In the present study, a strict diagnosis was made together with radiologists, the ability of five orthopedists to interpret X-Ps was determined in advance to be uniform, and three groups were compared. The results of this analysis showed the correct diagnosis rate to be 51.5%, which did not differ greatly from the reports of previous investigators. However, the mean correct diagnosis rate for incident vertebral fracture group was 24.8%, and it was even lower – 16.8% – in the group with prevalent fractures. The correct diagnosis rate decreased in order of non-incident fracture group (highest), the incident fracture group without prevalent fractures, and the incident fracture group with prevalent fractures (lowest), a result which demonstrates anew the difficulty of diagnosing the location of fractures in the daily clinical setting. Moreover, after correcting for various factors, we found that there was a significant inter-examiner variation in all groups.
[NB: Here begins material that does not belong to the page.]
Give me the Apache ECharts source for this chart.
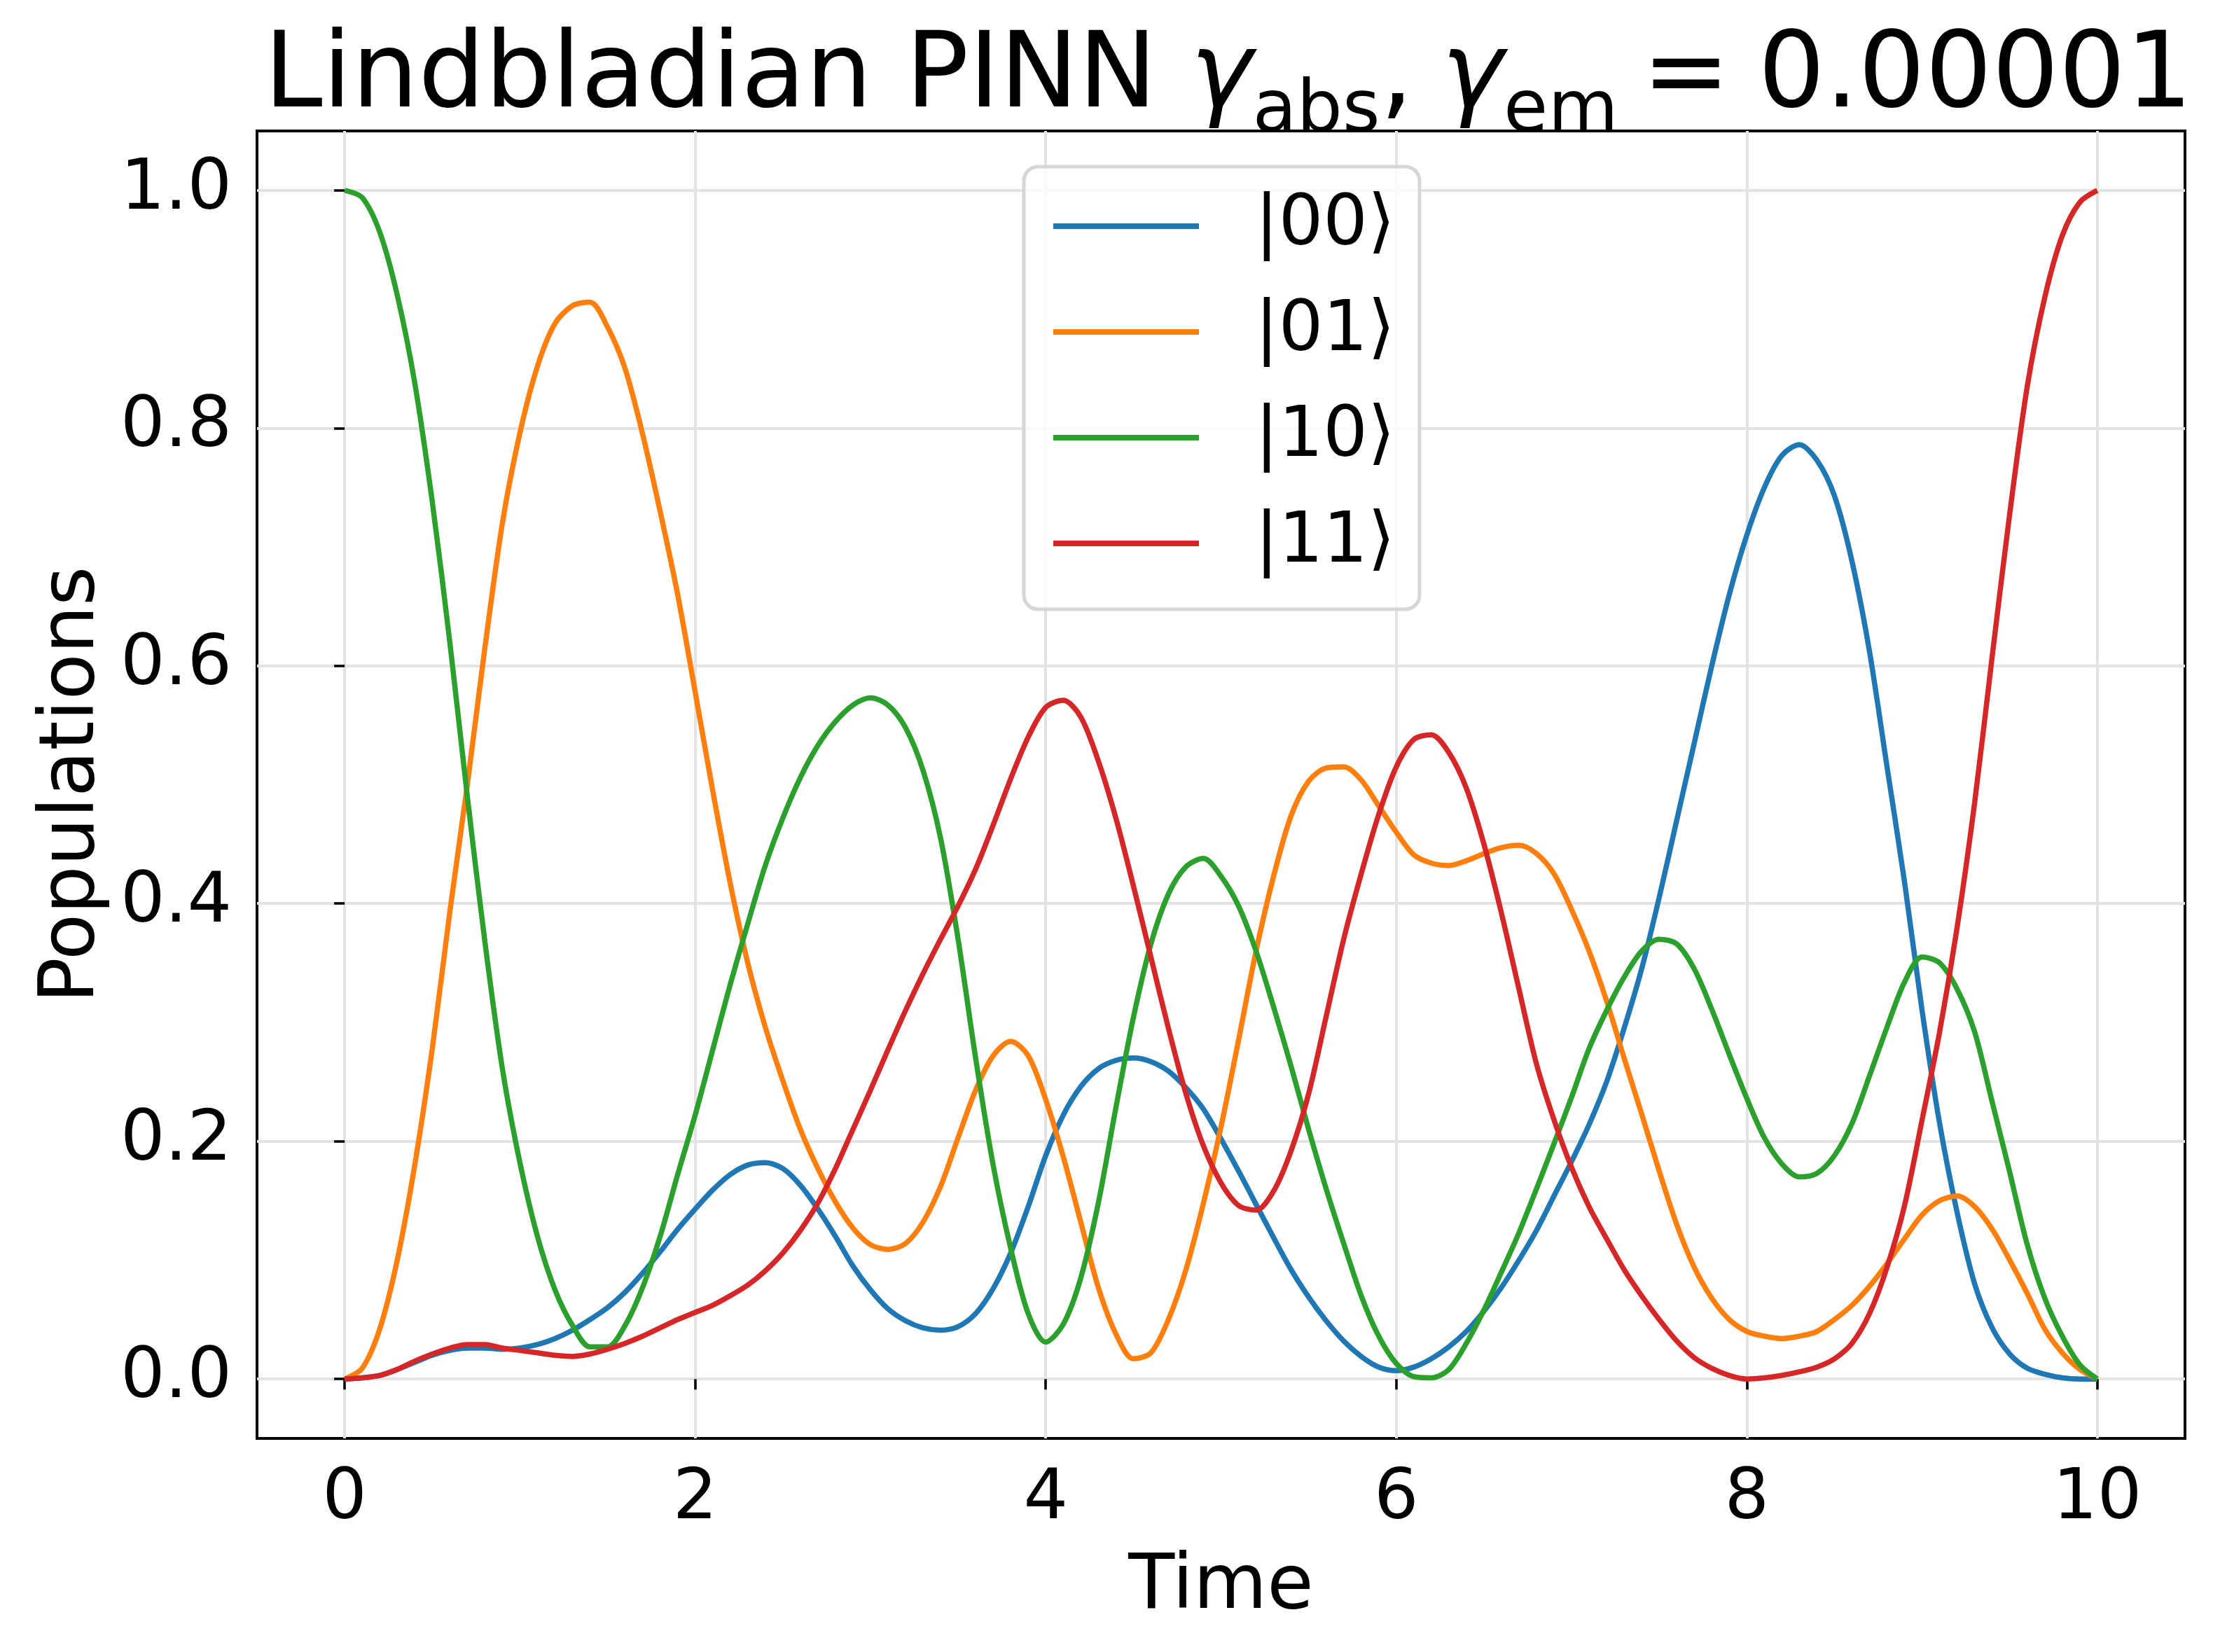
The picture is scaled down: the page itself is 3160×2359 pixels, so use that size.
<!DOCTYPE html>
<html>
<head>
<meta charset="utf-8">
<script src="https://cdn.jsdelivr.net/npm/echarts@6/dist/echarts.min.js"></script>
<style>
  html, body { margin: 0; padding: 0; background: #fff; }
  #chart { width: 3160px; height: 2359px; }
</style>
</head>
<body>
<div id="chart"></div>
<script>
// time grid, values read every 0.1
const times = [0, 0.1, 0.2, 0.3, 0.4, 0.5, 0.6, 0.7, 0.8, 0.9,
  1.0, 1.1, 1.2, 1.3, 1.4, 1.5, 1.6, 1.7, 1.8, 1.9,
  2.0, 2.1, 2.2, 2.3, 2.4, 2.5, 2.6, 2.7, 2.8, 2.9,
  3.0, 3.1, 3.2, 3.3, 3.4, 3.5, 3.6, 3.7, 3.8, 3.9,
  4.0, 4.1, 4.2, 4.3, 4.4, 4.5, 4.6, 4.7, 4.8, 4.9,
  5.0, 5.1, 5.2, 5.3, 5.4, 5.5, 5.6, 5.7, 5.8, 5.9,
  6.0, 6.1, 6.2, 6.3, 6.4, 6.5, 6.6, 6.7, 6.8, 6.9,
  7.0, 7.1, 7.2, 7.3, 7.4, 7.5, 7.6, 7.7, 7.8, 7.9,
  8.0, 8.1, 8.2, 8.3, 8.4, 8.5, 8.6, 8.7, 8.8, 8.9,
  9.0, 9.1, 9.2, 9.3, 9.4, 9.5, 9.6, 9.7, 9.8, 9.9, 10.0];

// |00>
const pop00 = [0, 0.001, 0.003, 0.008, 0.014, 0.02, 0.024, 0.026, 0.026, 0.025,
  0.026, 0.029, 0.034, 0.041, 0.05, 0.06, 0.073, 0.089, 0.107, 0.126,
  0.143, 0.159, 0.172, 0.18, 0.182, 0.177, 0.163, 0.143, 0.12, 0.095,
  0.075, 0.059, 0.049, 0.043, 0.041, 0.044, 0.055, 0.076, 0.106, 0.145,
  0.188, 0.222, 0.246, 0.261, 0.268, 0.27, 0.267, 0.259, 0.245, 0.227,
  0.202, 0.175, 0.147, 0.119, 0.092, 0.069, 0.049, 0.032, 0.019, 0.01,
  0.007, 0.01, 0.017, 0.027, 0.04, 0.057, 0.077, 0.1, 0.125, 0.154,
  0.183, 0.214, 0.25, 0.295, 0.345, 0.405, 0.47, 0.535, 0.6, 0.66,
  0.71, 0.75, 0.777, 0.786, 0.773, 0.743, 0.688, 0.612, 0.515, 0.418,
  0.31, 0.215, 0.14, 0.08, 0.043, 0.021, 0.009, 0.004, 0.001, 0, 0];

// |01>
const pop01 = [0, 0.009, 0.042, 0.1, 0.18, 0.278, 0.393, 0.5, 0.615, 0.72,
  0.796, 0.852, 0.888, 0.903, 0.906, 0.885, 0.85, 0.795, 0.73, 0.66,
  0.578, 0.495, 0.417, 0.35, 0.296, 0.251, 0.21, 0.177, 0.149, 0.127,
  0.113, 0.109, 0.114, 0.132, 0.162, 0.203, 0.243, 0.272, 0.284, 0.272,
  0.235, 0.187, 0.132, 0.077, 0.038, 0.017, 0.022, 0.05, 0.092, 0.148,
  0.212, 0.285, 0.36, 0.423, 0.474, 0.503, 0.514, 0.515, 0.504, 0.482,
  0.46, 0.441, 0.434, 0.432, 0.436, 0.442, 0.447, 0.449, 0.442, 0.425,
  0.395, 0.36, 0.318, 0.27, 0.223, 0.175, 0.13, 0.094, 0.068, 0.05,
  0.04, 0.036, 0.034, 0.036, 0.04, 0.05, 0.062, 0.078, 0.097, 0.118,
  0.138, 0.15, 0.154, 0.145, 0.126, 0.1, 0.072, 0.042, 0.022, 0.008, 0];

// |10>
const pop10 = [1.0, 0.994, 0.965, 0.912, 0.838, 0.738, 0.62, 0.49, 0.368, 0.261,
  0.182, 0.12, 0.075, 0.045, 0.027, 0.027, 0.045, 0.077, 0.12, 0.172,
  0.222, 0.277, 0.332, 0.383, 0.432, 0.472, 0.506, 0.533, 0.553, 0.567,
  0.573, 0.567, 0.548, 0.512, 0.455, 0.37, 0.27, 0.18, 0.11, 0.055,
  0.031, 0.046, 0.085, 0.148, 0.228, 0.304, 0.366, 0.408, 0.431, 0.438,
  0.423, 0.398, 0.36, 0.313, 0.263, 0.21, 0.16, 0.114, 0.07, 0.036,
  0.013, 0.002, 0.001, 0.008, 0.03, 0.058, 0.09, 0.123, 0.16, 0.198,
  0.237, 0.278, 0.31, 0.338, 0.36, 0.37, 0.366, 0.345, 0.311, 0.273,
  0.236, 0.203, 0.181, 0.17, 0.173, 0.188, 0.215, 0.255, 0.296, 0.334,
  0.355, 0.35, 0.328, 0.292, 0.233, 0.174, 0.113, 0.068, 0.036, 0.012, 0];

// |11>
const pop11 = [0, 0.001, 0.003, 0.008, 0.015, 0.021, 0.026, 0.029, 0.029, 0.026,
  0.024, 0.022, 0.02, 0.019, 0.021, 0.025, 0.03, 0.036, 0.043, 0.05,
  0.056, 0.062, 0.07, 0.079, 0.091, 0.106, 0.125, 0.148, 0.177, 0.21,
  0.243, 0.277, 0.31, 0.341, 0.37, 0.398, 0.429, 0.466, 0.505, 0.54,
  0.565, 0.571, 0.557, 0.52, 0.472, 0.415, 0.355, 0.295, 0.24, 0.196,
  0.165, 0.146, 0.142, 0.158, 0.192, 0.24, 0.305, 0.37, 0.425, 0.475,
  0.515, 0.538, 0.542, 0.527, 0.497, 0.45, 0.392, 0.328, 0.265, 0.218,
  0.178, 0.145, 0.118, 0.092, 0.07, 0.05, 0.032, 0.018, 0.009, 0.003,
  0.0, 0.001, 0.003, 0.006, 0.01, 0.017, 0.03, 0.055, 0.094, 0.146,
  0.218, 0.292, 0.38, 0.485, 0.608, 0.728, 0.835, 0.91, 0.962, 0.99, 1.0];

const seriesNames = ['|00⟩', '|01⟩', '|10⟩', '|11⟩'];
const seriesColors = ['#1f77b4', '#ff7f0e', '#2ca02c', '#d62728'];
const xTicks = [0, 2, 4, 6, 8, 10];
const yTicks = [0, 0.2, 0.4, 0.6, 0.8, 1.0];

const chart = echarts.init(document.getElementById('chart'), null, { renderer: 'canvas' });
const font = 'DejaVu Sans';

const makeSeries = (name, values, color) => ({
  name: name,
  type: 'line',
  data: times.map((t, i) => [t, values[i]]),
  showSymbol: false,
  symbol: 'none',
  smooth: 0.3,
  lineStyle: { color: color, width: 7.5 },
  itemStyle: { color: color }
});

const option = {
  animation: false,
  backgroundColor: '#fff',
  title: {
    text: '{n|Lindbladian PINN }{g1|γ}{s|abs}{n|,}{g2|γ}{s|em}{e|=}{n|0.00001}',
    left: 377,
    top: 13,
    padding: 0,
    textStyle: {
      fontWeight: 'normal',
      rich: {
        n: { fontFamily: font, fontSize: 150, fontWeight: 'normal', color: '#000', lineHeight: 200 },
        e: { fontFamily: font, fontSize: 150, fontWeight: 'normal', color: '#000', lineHeight: 200, padding: [0, 40, 0, 34] },
        g1: { fontFamily: font, fontSize: 150, fontWeight: 'normal', color: '#000', fontStyle: 'italic', lineHeight: 200 },
        g2: { fontFamily: font, fontSize: 150, fontWeight: 'normal', color: '#000', fontStyle: 'italic', lineHeight: 200, padding: [0, 0, 0, 40] },
        s: { fontFamily: font, fontSize: 103, fontWeight: 'normal', color: '#000', padding: [96, 0, 0, 0] }
      }
    }
  },
  legend: {
    show: true,
    orient: 'vertical',
    left: 1462,
    top: 238,
    padding: [35, 35, 44, 38],
    itemWidth: 208,
    itemHeight: 10,
    itemGap: 51,
    backgroundColor: 'rgba(255,255,255,0.8)',
    borderColor: '#d6d6d6',
    borderWidth: 5,
    borderRadius: 20,
    itemStyle: { opacity: 0 },
    lineStyle: { width: 8 },
    textStyle: {
      fontFamily: font,
      fontSize: 100,
      lineHeight: 100,
      color: '#000',
      padding: [0, 0, 0, 75]
    },
    data: seriesNames
  },
  grid: {
    left: 367,
    top: 187,
    width: 2753,
    height: 1867,
    show: true,
    borderColor: '#000',
    borderWidth: 4,
    backgroundColor: 'transparent'
  },
  xAxis: {
    type: 'value',
    min: -0.5,
    max: 10.5,
    name: 'Time',
    nameLocation: 'middle',
    nameGap: 160,
    nameTextStyle: { fontFamily: font, fontSize: 108, color: '#000', verticalAlign: 'top' },
    axisLine: { show: false },
    axisTick: { show: true, inside: false, length: 15, lineStyle: { color: '#000', width: 3.5 }, customValues: xTicks },
    axisLabel: {
      fontFamily: font, fontSize: 100, color: '#000', margin: 38,
      customValues: xTicks,
      formatter: v => String(v)
    },
    splitLine: { show: true, lineStyle: { color: '#e3e3e3', width: 4 } }
  },
  yAxis: {
    type: 'value',
    min: -0.05,
    max: 1.05,
    name: 'Populations',
    nameLocation: 'middle',
    nameGap: 208,
    nameTextStyle: { fontFamily: font, fontSize: 108, color: '#000' },
    axisLine: { show: false },
    axisTick: { show: true, inside: false, length: 15, lineStyle: { color: '#000', width: 3.5 }, customValues: yTicks },
    axisLabel: {
      fontFamily: font, fontSize: 100, color: '#000', margin: 36,
      customValues: yTicks,
      formatter: v => v.toFixed(1)
    },
    splitLine: { show: true, lineStyle: { color: '#e3e3e3', width: 4 } }
  },
  series: [
    makeSeries(seriesNames[0], pop00, seriesColors[0]),
    makeSeries(seriesNames[1], pop01, seriesColors[1]),
    makeSeries(seriesNames[2], pop10, seriesColors[2]),
    makeSeries(seriesNames[3], pop11, seriesColors[3])
  ]
};

chart.setOption(option);
window.addEventListener('resize', () => chart.resize());
</script>
</body>
</html>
This seems to indicate that the ability of an examiner to interpret radiographs is reflected in the correct diagnosis rate. In an examination based on the number of prevalent fractures, the correct diagnosis rate did not drop as the number of prevalent fractures increased, and no correlation was found. This finding that the number of prevalent fractures does not exert an effect is intriguing. Thus, even with prevalent fractures over multiple vertebrae, it is assumed that with diligence, incident fractures can be detected.

The previously mentioned criteria of Genant et al. were used in the analysis by morphological classification [8]. These criteria are commonly used in the diagnosis of osteoporotic vertebral body fractures. However, 45.5% of the cases in our study did not fit any type in these classifications, bringing some doubt to the judgments that have been made to date. We therefore conducted the investigation using these criteria in conjunction with Yoshida’s classifications [9]. A high correct diagnosis rate was obtained for wedge type fractures with the diagnostic criteria for primary osteoporosis, and for protruding and indented type fractures with Yoshida’s criteria; however, the correct diagnosis rate was low with the remaining types of fractures. Thus, a key to raising the correct diagnosis rate for incident fragility fractures may be to focus sufficient attention on morphological changes in the anterior bone cortex when diagnosing from X-P images.

In this investigation of factors influencing the correct diagnosis rate of osteoporotic vertebral body fractures, we found age, body weight, and examiner ability had an overall effect. The negative correlation seen with age, in which the correct diagnosis rate decreased as age increased, and the decrease in the correct diagnosis rate with lower body weight are understandable, but the finding that BMD did not exert an effect was intriguing. Moreover, the finding that the ability of the examiner to interpret radiographs was reflected in the correct diagnosis rate indicates the importance of continuing efforts to improve ability.

Several points remain for future study, including the facts that the present study was a retrospective study and that the diagnosis was made without questioning the patients or pathological findings. Based on the results presented here, an investigation of how repeat readings will change the correct diagnosis rate should also be made. In any case, the finding that the correct diagnosis rate was low, even when made by orthopedists experienced in reading radiographs, is a finding that should be taken into consideration in the normal diagnosis of incident spinal fragility fractures with X-Ps only, and may be important in identifying keys for the development of new diagnostic criteria and more accurate diagnoses. The present study indicates the importance of not only improving the ability of examiners to interpret radiographs but also of the attention that should be paid to morphological changes in the anterior bone cortex during examinations.